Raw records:
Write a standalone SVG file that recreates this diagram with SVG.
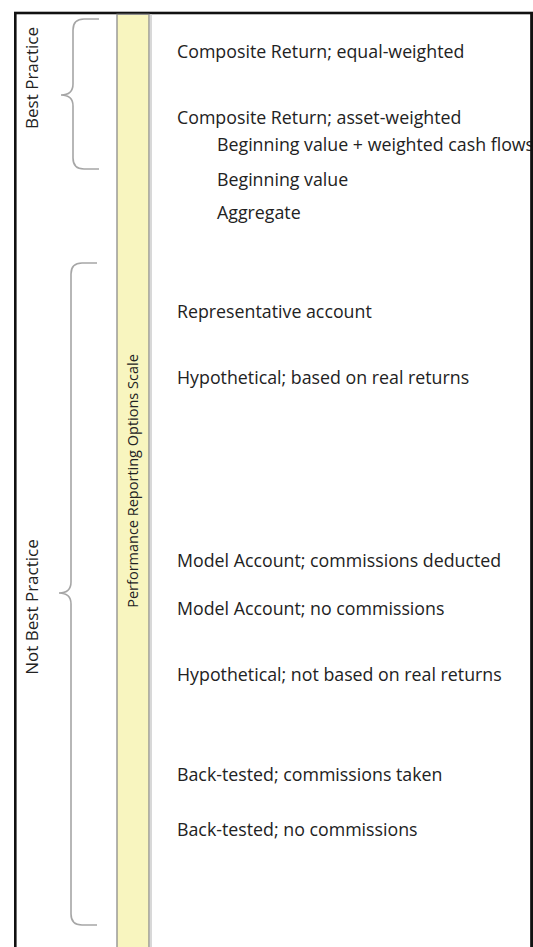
<svg xmlns="http://www.w3.org/2000/svg" width="533" height="947" viewBox="0 0 533 947">
<style>
.lbl{font-family:"Open Sans","Noto Sans",sans-serif;font-size:17.8px;fill:#222}
.side{font-family:"Open Sans","Noto Sans",sans-serif;font-size:17px;fill:#222}
.scale{font-family:"Open Sans","Noto Sans",sans-serif;font-size:14.5px;fill:#222}
.brace{fill:none;stroke:#a6a6a6;stroke-width:1.6}
</style>
<rect x="0" y="0" width="533" height="947" fill="#ffffff"/>
<rect id="frame" x="15.3" y="13" width="516.4" height="960" fill="#ffffff" stroke="#111" stroke-width="2.6"/>
<g id="scale-bar">
<rect x="150" y="14.5" width="2" height="940" fill="#d8d8d8"/>
<rect x="117" y="14.3" width="32" height="940" fill="#f8f5bf" stroke="#8c8c8c" stroke-width="1.3"/>
<text class="scale" transform="translate(138,481) rotate(-90)" text-anchor="middle">Performance Reporting Options Scale</text>
</g>
<g id="best-practice">
<path class="brace" d="M99,19 L84,19 Q73,19 73,30 L73,84 Q73,95 61,95 Q73,95 73,106 L73,158 Q73,169 84,169 L99,169"/>
<text class="side" transform="translate(38,78) rotate(-90)" text-anchor="middle">Best Practice</text>
</g>
<g id="not-best-practice">
<path class="brace" d="M97,263 L82,263 Q71,263 71,274 L71,582 Q71,593 59,593 Q71,593 71,604 L71,914 Q71,925 82,925 L97,925"/>
<text class="side" transform="translate(38,607) rotate(-90)" text-anchor="middle">Not Best Practice</text>
</g>
<g id="options">
<text class="lbl" x="177" y="58">Composite Return; equal-weighted</text>
<text class="lbl" x="177" y="124">Composite Return; asset-weighted</text>
<text class="lbl" x="217" y="151">Beginning value + weighted cash flows</text>
<text class="lbl" x="217" y="186">Beginning value</text>
<text class="lbl" x="217" y="219">Aggregate</text>
<text class="lbl" x="177" y="318">Representative account</text>
<text class="lbl" x="177" y="384">Hypothetical; based on real returns</text>
<text class="lbl" x="177" y="567">Model Account; commissions deducted</text>
<text class="lbl" x="177" y="615">Model Account; no commissions</text>
<text class="lbl" x="177" y="681">Hypothetical; not based on real returns</text>
<text class="lbl" x="177" y="781">Back-tested; commissions taken</text>
<text class="lbl" x="177" y="836">Back-tested; no commissions</text>
</g>
<rect x="530.4" y="12" width="2.6" height="940" fill="#111"/>
</svg>
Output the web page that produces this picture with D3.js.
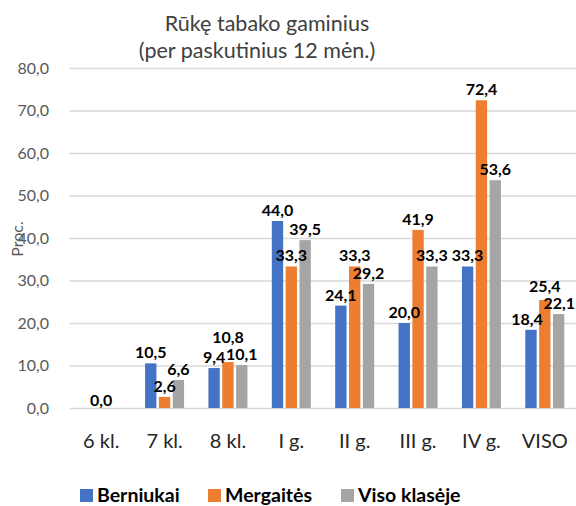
<!DOCTYPE html>
<html>
<head>
<meta charset="utf-8">
<script src="https://cdn.jsdelivr.net/npm/d3@7"></script>
<style>
  body { margin: 0; background: #fff; }
  svg { display: block; font-family: Lato, "Open Sans", sans-serif; }
</style>
</head>
<body>
<svg id="chart"></svg>
<script>
const categories = ['6 kl.', '7 kl.', '8 kl.', 'I g.', 'II g.', 'III g.', 'IV g.', 'VISO'];
const seriesNames = ['Berniukai', 'Mergaitės', 'Viso klasėje'];
const berniukai = [null, 10.5, 9.4, 44.0, 24.1, 20.0, 33.3, 18.4];
const mergaites = [0.0, 2.6, 10.8, 33.3, 33.3, 41.9, 72.4, 25.4];
const visoKlaseje = [null, 6.6, 10.1, 39.5, 29.2, 33.3, 53.6, 22.1];
const yTicks = [0, 10, 20, 30, 40, 50, 60, 70, 80];
const colors = ['#4472C4', '#ED7D31', '#A5A5A5'];

const W = 576, H = 506;
const plotL = 69.5, plotR = 576.5, plotT = 68, plotB = 408;

const svg = d3.select('#chart').attr('width', W).attr('height', H);

const fmt = d3.formatLocale({decimal: ',', thousands: ' ', grouping: [3], currency: ['', '']}).format('.1f');

const values = [berniukai, mergaites, visoKlaseje];
const rows = categories.map((c, i) => ({
  cat: c,
  vals: seriesNames.map((s, j) => ({series: s, idx: j, value: values[j][i]}))
}));

const x0 = d3.scaleBand().domain(categories).range([plotL, plotR]).padding(0);
const groupW = 39;
const x1 = d3.scaleBand().domain(seriesNames)
  .range([(x0.bandwidth() - groupW) / 2, (x0.bandwidth() + groupW) / 2])
  .paddingInner(0.18);
const y = d3.scaleLinear().domain([0, 80]).range([plotB, plotT]);

// grid
svg.append('g')
  .attr('transform', `translate(${plotL},0)`)
  .call(d3.axisLeft(y).tickValues(yTicks).tickSize(-(plotR - plotL)).tickFormat(''))
  .call(g => g.select('.domain').remove())
  .call(g => g.selectAll('line').attr('stroke', '#d9d9d9').attr('stroke-width', 1.3));

// y tick labels
svg.append('g')
  .selectAll('text')
  .data(yTicks)
  .join('text')
  .attr('x', 49)
  .attr('y', d => y(d))
  .attr('dy', '0.35em')
  .attr('text-anchor', 'end')
  .attr('font-size', 16)
  .attr('fill', '#595959')
  .text(d => fmt(d));

// x axis labels
svg.append('g')
  .attr('transform', `translate(0,${plotB})`)
  .call(d3.axisBottom(x0).tickSize(0).tickPadding(0))
  .call(g => g.select('.domain').remove())
  .call(g => g.selectAll('text')
    .attr('y', 40)
    .attr('dy', 0)
    .attr('font-size', 20)
    .attr('font-family', 'Lato, sans-serif')
    .attr('fill', '#262626'));

// bars
const groups = svg.append('g')
  .selectAll('g')
  .data(rows)
  .join('g')
  .attr('transform', d => `translate(${x0(d.cat)},0)`);

groups.selectAll('rect')
  .data(d => d.vals.filter(v => v.value !== null))
  .join('rect')
  .attr('x', d => x1(d.series))
  .attr('y', d => y(d.value))
  .attr('width', x1.bandwidth())
  .attr('height', d => y(0) - y(d.value))
  .attr('fill', d => colors[d.idx]);

// value labels
groups.selectAll('text')
  .data(d => d.vals.filter(v => v.value !== null))
  .join('text')
  .attr('x', d => x1(d.series) + x1.bandwidth() / 2)
  .attr('y', d => y(d.value) - (d.value === 0 ? 2 : 5))
  .attr('text-anchor', 'middle')
  .attr('font-size', 16)
  .attr('font-weight', 'bold')
  .attr('fill', '#000')
  .text(d => fmt(d.value));

// keep labels in one group from sitting on top of each other
groups.each(function(row) {
  const offX = x0(row.cat);
  const items = [];
  d3.select(this).selectAll('text').each(function(d) {
    const w = this.getComputedTextLength();
    items[d.idx] = {node: this, cx: +this.getAttribute('x'), base: +this.getAttribute('y'), w: w};
  });
  const box = it => ({l: it.cx - it.w / 2, r: it.cx + it.w / 2, t: it.base - 13, b: it.base + 4});
  const hit = (a, b) => {
    const A = box(a), B = box(b);
    return A.l < B.r && B.l < A.r && A.t < B.b && B.t < A.b;
  };
  const mid = items[1];
  if (mid) {
    [items[0], items[2]].forEach(s => {
      if (s && hit(mid, s)) mid.base = Math.min(mid.base, s.base - 17);
    });
  }
  const gap = 4;
  if (items[0] && items[2] && hit(items[0], items[2])) {
    const over = (items[0].cx + items[0].w / 2) - (items[2].cx - items[2].w / 2) + gap;
    items[0].cx -= over / 2;
    items[2].cx += over / 2;
  }
  items.forEach(it => {
    if (!it) return;
    const maxCx = W - 1 - offX - it.w / 2;
    if (it.cx > maxCx) it.cx = maxCx;
    d3.select(it.node).attr('x', it.cx).attr('y', it.base);
  });
});

// title
svg.append('text')
  .attr('x', 267).attr('y', 31)
  .attr('text-anchor', 'middle')
  .attr('font-size', 21.5)
  .attr('fill', '#404040')
  .text('Rūkę tabako gaminius');
svg.append('text')
  .attr('x', 257).attr('y', 58)
  .attr('text-anchor', 'middle')
  .attr('font-size', 21.5)
  .attr('fill', '#404040')
  .text('(per paskutinius 12 mėn.)');

// y axis title
svg.append('text')
  .attr('transform', 'translate(23,239) rotate(-90)')
  .attr('text-anchor', 'middle')
  .attr('font-size', 16)
  .attr('fill', '#595959')
  .text('Proc.');

// legend
const legendX = [80, 208, 341];
const legend = svg.append('g')
  .selectAll('g')
  .data(seriesNames)
  .join('g')
  .attr('transform', (d, i) => `translate(${legendX[i]},489)`);
legend.append('rect')
  .attr('width', 13).attr('height', 13)
  .attr('fill', (d, i) => colors[i]);
legend.append('text')
  .attr('x', 17).attr('y', 13)
  .attr('font-size', 19.5)
  .attr('font-weight', 'bold')
  .attr('fill', '#000')
  .text(d => d);
</script>
</body>
</html>
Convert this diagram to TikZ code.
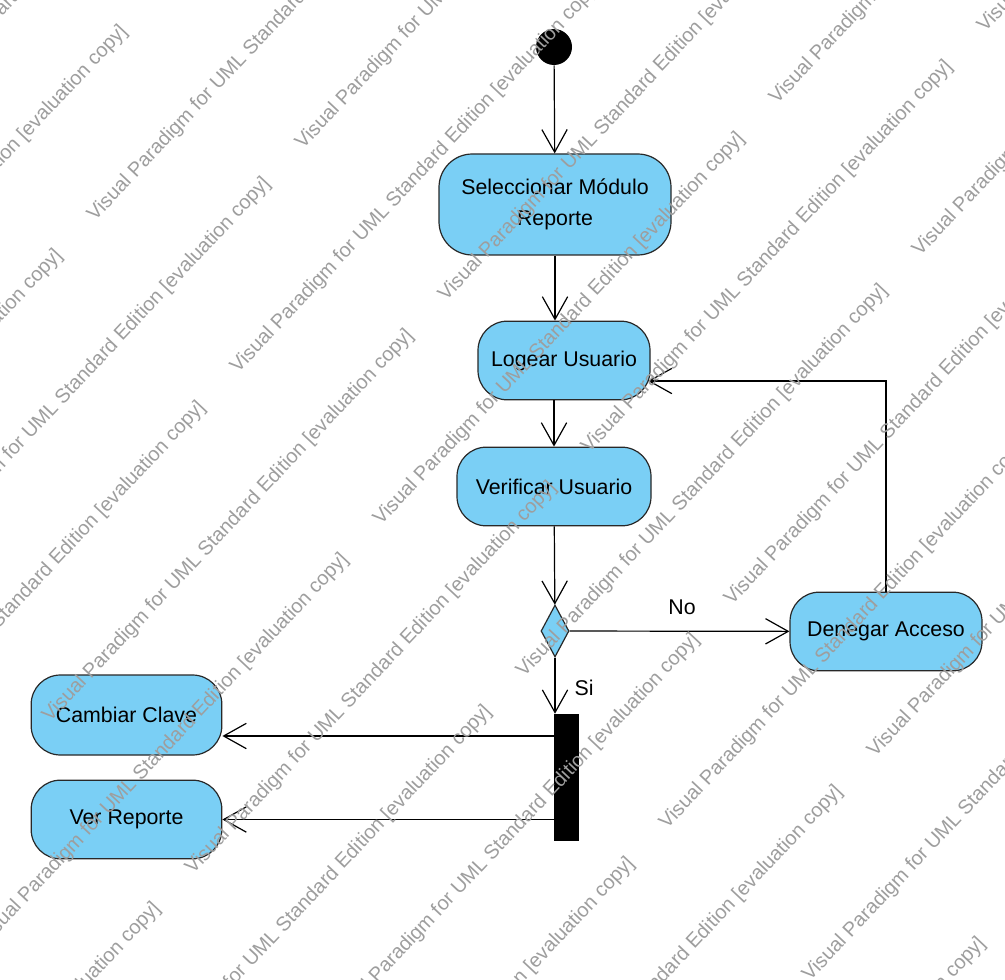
\documentclass[tikz,border=0pt]{standalone}
\usepackage{fontspec}
\setmainfont{Liberation Sans}
\usepackage{tikz}
\usetikzlibrary{calc, arrows.meta, shapes.geometric}
\definecolor{actfill}{RGB}{122,207,245}
\definecolor{actline}{RGB}{40,40,40}
\newcommand{\vpmark}{Visual Paradigm for UML Standard Edition [evaluation copy]}
\begin{document}
\begin{tikzpicture}[x=0.75pt, y=-0.75pt,
        act/.style={draw=actline, fill=actfill, line width=0.9pt, rounded corners=22pt,
            minimum height=59pt, inner sep=2pt, align=center,
            font=\fontsize{16}{23}\selectfont},
        flow/.style={draw=black, line width=0.9pt,
            -{Straight Barb[length=17pt, width=19pt, line width=0.9pt]}},
        lbl/.style={font=\fontsize{16}{20}\selectfont, inner sep=0pt},
        wmark/.style={anchor=base west, rotate=46.75, inner sep=0pt, text=black!38,
            font=\fontsize{15}{17}\selectfont}]
                \useasboundingbox (0,0) rectangle (1005,980);
                \fill[white] (0,0) rectangle (1005,980);
                \node[circle, fill=black, minimum size=27pt, inner sep=0pt] (ini) at (554,47) {};
                \node[act, minimum width=174pt, minimum height=75.75pt, rounded corners=25pt] (sel) at (555,204.5) {Seleccionar Módulo\\Reporte};
                \node[act, minimum width=129pt] (logear) at (564,360.5) {Logear Usuario};
                \node[act, minimum width=145.5pt] (verif) at (554,486.5) {Verificar Usuario};
                \node[diamond, draw=actline, fill=actfill, line width=0.9pt, minimum width=21pt, minimum height=39pt, inner sep=0pt] (dec) at (555,631) {};
                \node[act, minimum width=144pt] (deneg) at (886,631.5) {Denegar Acceso};
                \node[rectangle, fill=black, minimum width=18.75pt, minimum height=95.25pt, inner sep=0pt] (bar) at (566.5,777.5) {};
                \node[act, minimum width=143pt, minimum height=60pt] (camb) at (126.5,715) {Cambiar Clave};
                \node[act, minimum width=143pt] (ver) at (126.5,819.5) {Ver Reporte};
                \coordinate (ret) at (648,381);
                \coordinate (cc) at (0,736);
                \draw[flow] (ini) -- (sel);
                \draw[flow] (sel.south) -- (sel.south |- logear.north);
                \draw[flow] (verif.north |- logear.south) -- (verif.north);
                \draw[flow] (verif) -- (dec);
                \draw[flow] (dec) -- (deneg);
                \node[lbl] (no) at (682,607) {No};
                \draw[flow] (dec) -- (dec |- bar.north);
                \node[lbl] (si) at (584,688) {Si};
                \draw[flow] (deneg.north) |- (ret);
                \draw[flow] (bar.west |- cc) -- (camb.east |- cc);
                \draw[flow] (bar.west |- ver.east) -- (ver.east);
                \begin{scope}
                    \clip (0,0) rectangle (1005,980);
                    \foreach \i/\j in {-1/0, 0/-1, 0/0, 1/-1, 1/0, 2/-1, 2/0, 2/1, 3/-1, 3/0, 3/1, 4/-1, 4/0, 5/0}
                        \node[wmark] (wa\i\j) at ($(95,222)+\i*(143,152)+\j*(396,-421)$) {\vpmark};
                    \foreach \i/\j in {-1/-1, 0/-1, 0/0, 1/-1, 1/0, 2/-2, 2/-1, 2/0, 2/1, 3/-1, 3/0, 4/-1, 4/0, 5/-1}
                        \node[wmark] (wb\i\j) at ($(303,150)+\i*(143,152)+\j*(396,-421)$) {\vpmark};
                \end{scope}
            \end{tikzpicture}
\end{document}
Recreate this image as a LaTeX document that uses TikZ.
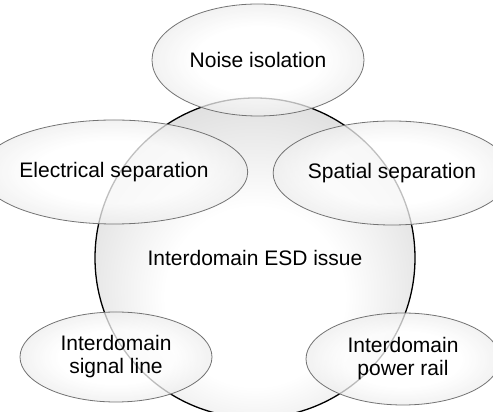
\documentclass[tikz,border=0pt]{standalone}
\usepackage{fontspec}
\setsansfont{Liberation Sans}
\usetikzlibrary{shapes.geometric}
\pgfdeclareradialshading{esdglow}{\pgfpoint{0bp}{-8bp}}{color(0bp)=(white); color(14bp)=(white); color(58bp)=(black!36)}
\pgfdeclareradialshading{issueglow}{\pgfpoint{0bp}{0bp}}{color(0bp)=(white); color(15bp)=(white); color(50bp)=(black!24)}

\begin{document}
\begin{tikzpicture}[x=1pt, y=1pt,
    every node/.style={font=\sffamily\fontsize{21}{23}\selectfont, align=center, inner sep=0pt},
    issue/.style={ellipse, draw=black!55, line width=.8pt, shading=issueglow,
      fill opacity=.75, text opacity=1},
    core/.style={circle, draw=black, line width=1.3pt, shading=esdglow, minimum size=320pt}]
      \useasboundingbox (0, 0) rectangle (493, 412);
      % centre
      \node[core] (esd) at (255, 154) {Interdomain ESD issue};
      % around
      \node[issue, minimum width=212pt, minimum height=112pt] (noise) at (258, 352) {Noise isolation};
      \node[issue, minimum width=220pt, minimum height=104pt] (elec) at (114, 240) {Electrical separation};
      \node[issue, minimum width=204pt, minimum height=104pt] (spat) at (392, 239) {Spatial separation};
      \node[issue, minimum width=192pt, minimum height=90pt] (sig) at (116, 55) {Interdomain\\signal line};
      \node[issue, minimum width=194pt, minimum height=92pt] (pow) at (403, 53) {Interdomain\\power rail};
    \end{tikzpicture}
\end{document}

### [Stated exercise]
Look through the material above. Copy each line where the word "with" appears.

### [Exercise output]
Write a standalone SVG file that recreates this diagram with SVG.
Output the web page that produces this picture with D3.js.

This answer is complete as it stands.